Me Abdelfettah Zahrach : Il faut rappeler que cette réforme répond à une nécessité sociale. L’ensemble des acteurs politiques, les avocats ainsi que les organisations de défense des droits de l’homme ont milité pour que le code de procédure pénale soit conforme aux conventions internationales. Sur ce point, précisons que ces conventions ont quasiment toutes été ratifiées par le gouvernement marocain. En outre, cette réforme découle du fait que la construction de l’Etat de droit est inséparable de la réforme des textes régissant la procédure pénale. Il n’est plus possible que la loi marocaine ne respecte pas les droits de l’Homme tels qu’ils sont internationalement reconnus.
Quelles sont les nouveautés de cette révision?
Lors de notre travail sur le terrain, nous avons rencontré plusieurs problèmes dus à certaines dispositions légales mais également à la réalité sociale du Maroc. En fait, la révision du code de procédure pénale a été motivée par l’adaptation de notre loi aux règles de droit international et à la réalité socio-politique du pays. C’est ainsi que le code prévoit de nouveaux types de crimes, comme les crimes scientifiques et technologiques qui ont fait l’objet d’une longue discussion au sein du Parlement. C’est le cas également des règles applicables aux mineurs ou le renforcement des droits de la défense. Sur ce point, l’avocat a le droit d’assister aux interrogatoires de la police judiciaire dès le renouvellement de la durée de la garde-à-vue.
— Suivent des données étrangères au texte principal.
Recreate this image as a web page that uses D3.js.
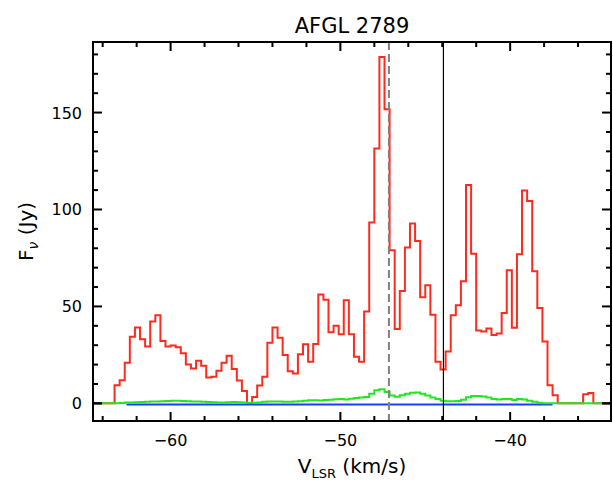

Est-ce que toutes les réformes apportées sont positives, selon-vous?
Il y a beaucoup de points positifs dans cette réforme. Le fait que nous ayons pu maintenir un certain nombre d’acquis c’est déjà bien. Je pense notamment au droit à la défense ou à l’obligation pour la police judiciaire d’informer la famille du détenu dès son arrestation. Mais il y a également l’instauration d’un contrôle de l’action de la police judiciaire. Ce contrôle est assuré par le ministère public. Ce dernier a vu son rôle se renforcer davantage dans cette réforme. Il peut ainsi intervenir au cours de la procédure pénale pour amorcer un processus de réconciliation entre les parties, par exemple. C’est un élément assez positif à mon sens.
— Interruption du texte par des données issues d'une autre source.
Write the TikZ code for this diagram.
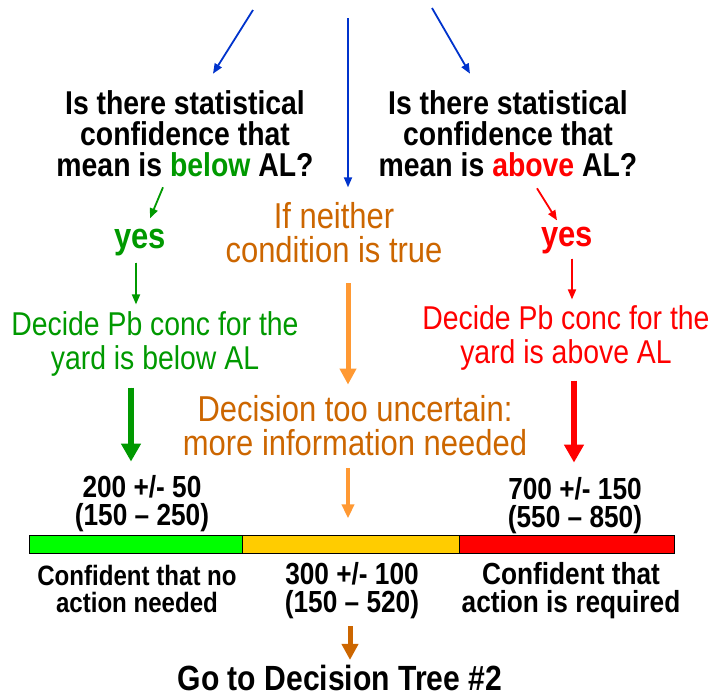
\documentclass[tikz,border=0pt]{standalone}
\usepackage{fontspec}
\setmainfont{Liberation Sans}[FakeStretch=0.86]
\usetikzlibrary{arrows.meta,calc}
\definecolor{qblue}{HTML}{0033CC}
\definecolor{dgreen}{HTML}{009900}
\definecolor{brown}{HTML}{CC6600}
\definecolor{lorange}{HTML}{FF9933}
\definecolor{bgreen}{HTML}{00FF00}
\definecolor{byellow}{HTML}{FFCC00}
\begin{document}
\begin{tikzpicture}[x=1pt,y=-1pt,
  txt/.style={inner sep=0pt,align=center},
  qtext/.style={txt,font=\bfseries\fontsize{33}{31}\selectfont},
  dtext/.style={txt,font=\fontsize{33}{34}\selectfont},
  ntext/.style={txt,font=\fontsize{36}{34}\selectfont},
  ytext/.style={txt,font=\bfseries\fontsize{36}{30}\selectfont},
  vtext/.style={txt,font=\bfseries\fontsize{30.5}{28}\selectfont},
  thin arrow/.style={line width=1.8pt,-{Triangle[width=8pt,length=10pt]}},
  fat arrow/.style={line width=5.5pt,-{Triangle[width=19pt,length=18pt]}},
  mid arrow/.style={line width=5pt,-{Triangle[width=16pt,length=16pt]}},
  bar/.style={draw=black,line width=0.8pt,minimum height=18pt,inner sep=0pt}
]
\useasboundingbox (0,0) rectangle (713,697);

% questions
\node[qtext] (q1) at (185,134) {Is there statistical\\confidence that\\mean is \textcolor{dgreen}{below} AL?};
\node[qtext] (q2) at (508,134) {Is there statistical\\confidence that\\mean is \textcolor{red}{above} AL?};

% top blue arrows
\coordinate (t1) at (253,10);
\coordinate (t2) at (348,18);
\coordinate (t3) at (432,8);
\draw[thin arrow,draw=qblue,fill=qblue] (t1) -- ($(q1.north)+(28,-17)$);
\draw[thin arrow,draw=qblue,fill=qblue] (t2) -- ($(t2 |- q1.south)+(0,10)$);
\draw[thin arrow,draw=qblue,fill=qblue] (t3) -- ($(q2.north)+(-38,-17)$);

% left branch
\node[ytext,text=dgreen] (y1) at (140,243) {yes};
\node[dtext,text=dgreen] (d1) at (155,344) {Decide Pb conc for the\\yard is below AL};
\draw[thin arrow,draw=dgreen,fill=dgreen] ($(q1.south)+(-22,10)$) -- ($(y1.north)+(10,-11)$);
\draw[thin arrow,draw=dgreen,fill=dgreen] ($(y1.south)+(-4,6)$) -- ($(d1.north)+(-19,-7)$);
\draw[fat arrow,draw=dgreen,fill=dgreen] ($(d1.south)+(-24,11)$) -- ($(d1.south)+(-24,85)$);

% middle branch
\node[ntext,text=brown] (n1) at (334,233) {If neither\\condition is true};
\node[ntext,text=brown] (n2) at (355,426) {Decision too uncertain:\\more information needed};
\draw[mid arrow,draw=lorange,fill=lorange] ($(n1.south)+(14,20)$) -- ($(n2.north)+(-7,-11)$);
\draw[line width=3.5pt,draw=lorange,fill=lorange,-{Triangle[width=12pt,length=14pt]}] ($(n2.south)+(-7,12)$) -- ($(n2.south)+(-7,62)$);

% right branch
\node[ytext,text=red] (y2) at (567,241) {yes};
\node[dtext,text=red] (d2) at (566,338) {Decide Pb conc for the\\yard is above AL};
\draw[thin arrow,draw=red,fill=red] ($(q2.south)+(29,11)$) -- ($(y2.north)+(-10,-7)$);
\draw[thin arrow,draw=red,fill=red] ($(y2.south)+(5,4)$) -- ($(d2.north)+(6,-6)$);
\draw[fat arrow,draw=red,fill=red] ($(d2.south)+(8,10)$) -- ($(d2.south)+(8,92)$);

% values above bar
\node[vtext] (v1) at (142,504) {200 +/- 50\\(150 -- 250)};
\node[vtext] (v3) at (575,506) {700 +/- 150\\(550 -- 850)};

% bar
\node[bar,fill=bgreen,minimum width=213pt] (b1) at (135.5,544) {};
\node[bar,fill=byellow,minimum width=217pt] (b2) at (350.5,544) {};
\node[bar,fill=red,minimum width=215pt] (b3) at (566.5,544) {};

% below bar
\node[vtext,font=\bfseries\fontsize{28}{27}\selectfont] (c1) at (137,589) {Confident that no\\action needed};
\node[vtext] (v2) at (352,591) {300 +/- 100\\(150 -- 520)};
\node[vtext] (c3) at (571,591) {Confident that\\action is required};

% final
\node[txt,font=\bfseries\fontsize{35}{30}\selectfont] (g) at (340,678) {Go to Decision Tree \#2};
\draw[mid arrow,draw=brown,fill=brown] ($(v2.south)+(-2,7)$) -- ($(g.north)+(10,-5)$);
\end{tikzpicture}
\end{document}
Qu’en est-il des inconvénients?
Dans le code de procédure pénale, d’un côté nous avons un renforcement du rôle de la défense dans la procédure notamment par la présence de l’avocat lors des interrogatoires menés par la police judiciaire, et d’un autre côté, la possibilité donnée au parquet de retarder la rencontre entre le prévenu et son avocat. C’est là une contradiction flagrante au sein de ce code. Le parquet a, certes, un rôle de contrôle de l’action de la police judiciaire, mais ce rôle, dans l’ensemble, demeure beaucoup plus d’accusation. En outre, certaines dispositions du nouveau code sont totalement inconstitutionnelles. C’est ainsi que les écoutes téléphoniques sont légalisées désormais. Même chose pour l’interception des correspondances ou l’interdiction de circuler librement. Ces dispositions marquent une certaine régression en matière de droits de l’homme.
Mais ces dispositions sont dictées par des nécessités de sécurité et d’ordre public. Les attentats du 16 mai l’ont bien montré.
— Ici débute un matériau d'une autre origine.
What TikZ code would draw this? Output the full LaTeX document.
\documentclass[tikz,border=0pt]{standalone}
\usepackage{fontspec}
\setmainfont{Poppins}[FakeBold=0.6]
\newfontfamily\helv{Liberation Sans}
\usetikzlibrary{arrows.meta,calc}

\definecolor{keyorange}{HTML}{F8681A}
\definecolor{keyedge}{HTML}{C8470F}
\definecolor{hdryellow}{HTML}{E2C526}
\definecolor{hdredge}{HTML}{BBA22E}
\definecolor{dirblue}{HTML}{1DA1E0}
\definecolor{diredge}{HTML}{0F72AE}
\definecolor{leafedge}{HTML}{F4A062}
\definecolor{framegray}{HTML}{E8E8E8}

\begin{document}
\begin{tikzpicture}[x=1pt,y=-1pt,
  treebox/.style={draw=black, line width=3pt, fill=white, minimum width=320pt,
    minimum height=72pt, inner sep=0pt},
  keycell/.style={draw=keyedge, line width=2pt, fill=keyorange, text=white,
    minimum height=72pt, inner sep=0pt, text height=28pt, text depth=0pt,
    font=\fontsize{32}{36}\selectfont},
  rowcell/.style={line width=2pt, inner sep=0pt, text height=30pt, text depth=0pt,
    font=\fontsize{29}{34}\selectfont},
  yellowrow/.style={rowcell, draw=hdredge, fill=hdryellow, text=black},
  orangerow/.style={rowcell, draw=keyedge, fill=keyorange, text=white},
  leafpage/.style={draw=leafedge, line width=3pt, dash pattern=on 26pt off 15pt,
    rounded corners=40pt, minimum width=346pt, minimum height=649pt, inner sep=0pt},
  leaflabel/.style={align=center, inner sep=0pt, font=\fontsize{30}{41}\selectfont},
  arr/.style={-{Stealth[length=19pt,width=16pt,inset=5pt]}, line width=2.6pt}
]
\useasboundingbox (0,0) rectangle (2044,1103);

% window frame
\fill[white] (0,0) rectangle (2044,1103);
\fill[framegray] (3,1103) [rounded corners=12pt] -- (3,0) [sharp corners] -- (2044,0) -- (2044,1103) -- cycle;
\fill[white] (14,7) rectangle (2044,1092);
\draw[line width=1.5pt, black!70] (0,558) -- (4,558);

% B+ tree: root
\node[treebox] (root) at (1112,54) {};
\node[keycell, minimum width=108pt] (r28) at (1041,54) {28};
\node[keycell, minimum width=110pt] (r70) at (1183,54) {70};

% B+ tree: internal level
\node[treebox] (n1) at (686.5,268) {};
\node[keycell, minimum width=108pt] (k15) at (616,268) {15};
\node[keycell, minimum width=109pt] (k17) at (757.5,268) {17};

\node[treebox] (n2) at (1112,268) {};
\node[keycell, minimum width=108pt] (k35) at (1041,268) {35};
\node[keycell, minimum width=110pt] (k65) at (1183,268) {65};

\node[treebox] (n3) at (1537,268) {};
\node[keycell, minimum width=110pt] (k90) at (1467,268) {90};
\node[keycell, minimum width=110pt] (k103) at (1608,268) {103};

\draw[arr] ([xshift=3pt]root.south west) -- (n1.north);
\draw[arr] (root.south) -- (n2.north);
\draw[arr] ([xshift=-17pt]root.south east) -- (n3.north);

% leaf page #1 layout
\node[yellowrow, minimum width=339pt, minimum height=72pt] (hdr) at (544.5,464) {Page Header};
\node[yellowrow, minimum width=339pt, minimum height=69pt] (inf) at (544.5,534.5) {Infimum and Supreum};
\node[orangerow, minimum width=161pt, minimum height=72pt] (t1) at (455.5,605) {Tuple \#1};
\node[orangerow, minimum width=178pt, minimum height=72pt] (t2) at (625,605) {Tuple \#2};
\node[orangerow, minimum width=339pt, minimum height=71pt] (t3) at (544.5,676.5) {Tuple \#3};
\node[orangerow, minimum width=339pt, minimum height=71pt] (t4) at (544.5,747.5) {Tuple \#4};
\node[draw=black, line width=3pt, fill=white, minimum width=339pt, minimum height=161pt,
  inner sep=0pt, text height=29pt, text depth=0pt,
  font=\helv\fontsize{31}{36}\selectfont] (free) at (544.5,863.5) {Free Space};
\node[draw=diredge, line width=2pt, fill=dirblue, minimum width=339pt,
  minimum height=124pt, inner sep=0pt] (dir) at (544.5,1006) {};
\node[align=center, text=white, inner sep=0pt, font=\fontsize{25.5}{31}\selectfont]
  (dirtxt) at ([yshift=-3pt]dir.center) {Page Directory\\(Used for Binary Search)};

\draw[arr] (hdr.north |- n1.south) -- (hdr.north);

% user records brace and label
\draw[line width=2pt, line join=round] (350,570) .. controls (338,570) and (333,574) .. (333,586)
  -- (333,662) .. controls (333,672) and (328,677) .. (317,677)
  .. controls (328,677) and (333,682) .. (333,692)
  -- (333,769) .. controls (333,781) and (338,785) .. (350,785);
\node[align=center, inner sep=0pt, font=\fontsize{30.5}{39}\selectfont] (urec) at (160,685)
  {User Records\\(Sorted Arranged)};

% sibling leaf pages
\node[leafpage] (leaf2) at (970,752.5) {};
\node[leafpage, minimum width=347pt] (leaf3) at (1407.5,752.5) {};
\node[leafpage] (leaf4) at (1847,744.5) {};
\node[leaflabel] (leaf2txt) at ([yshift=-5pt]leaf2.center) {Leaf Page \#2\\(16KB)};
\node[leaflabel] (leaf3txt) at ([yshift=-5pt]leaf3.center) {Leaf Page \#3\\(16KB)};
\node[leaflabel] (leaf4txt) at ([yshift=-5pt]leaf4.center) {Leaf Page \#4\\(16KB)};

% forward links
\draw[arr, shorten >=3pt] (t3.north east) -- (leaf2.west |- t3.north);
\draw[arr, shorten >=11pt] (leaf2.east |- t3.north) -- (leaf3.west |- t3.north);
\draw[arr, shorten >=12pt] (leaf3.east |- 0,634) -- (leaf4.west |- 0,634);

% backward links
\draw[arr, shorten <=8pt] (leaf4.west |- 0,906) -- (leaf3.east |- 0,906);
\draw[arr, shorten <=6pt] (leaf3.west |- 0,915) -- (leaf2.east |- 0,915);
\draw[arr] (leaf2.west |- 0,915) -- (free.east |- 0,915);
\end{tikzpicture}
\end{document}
En fait, c’est tout le débat qui a prévalu lors de l’élaboration et l’adoption de la loi antiterroriste. Sommes-nous capables de concilier le respect des droits de l’homme et les impératifs de sécurité? Une chose est sûre, l’Etat de droit ne peut-être construit en bafouant les droits les plus élémentaires des justiciables. C’est d’ailleurs, ce qu’affirment les conventions internationales signées par le Maroc.